Highlights of St. Peter’s:

Brunelleschi’s Dome

This is the tallest dome in the world. You can pay an extra fee to climb to the top.

St. Peter’s Baldachin: a 95-foot canopy by Bernini. It sits over the papal alter (where only the Pope celebrates Mass), which is directly over St. Peter’s tomb.

The Pieta

This is one of Michelangelo’s most famous works, installed in 1500. It is truly a masterpiece of marble sculpture.

The Holy Door

The Holy Door is only opened for Jubilee Years, which is once every 25 years. Jubilee Years are a Holy Year where Catholics make a pilgrimage to Rome for the ritual passing over the threshold of the holy door to symbolize passing into the presence of God. It is cemented shut to ensure the doors remain closed between those years. The last Jubilee Year was in 2000, so it wont open again until 2025.
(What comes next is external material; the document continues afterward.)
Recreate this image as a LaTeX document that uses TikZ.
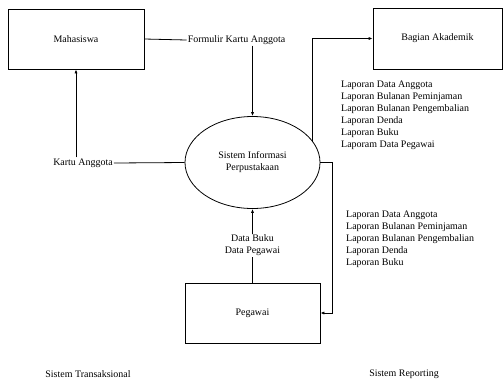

Afternoon Activity: Outside Sights

Trevi Fountain


Construction was completed in 80 AD and could hold up to 80,000 spectators for. gladiatorial contests and other public entertainment.

Dinner: Gusto Osteria

DAY 3 – Travel Day

For ease at the start of your travel day, I recommend taking a taxi or private car to the airport from the city. The concierge can arrange the car for you.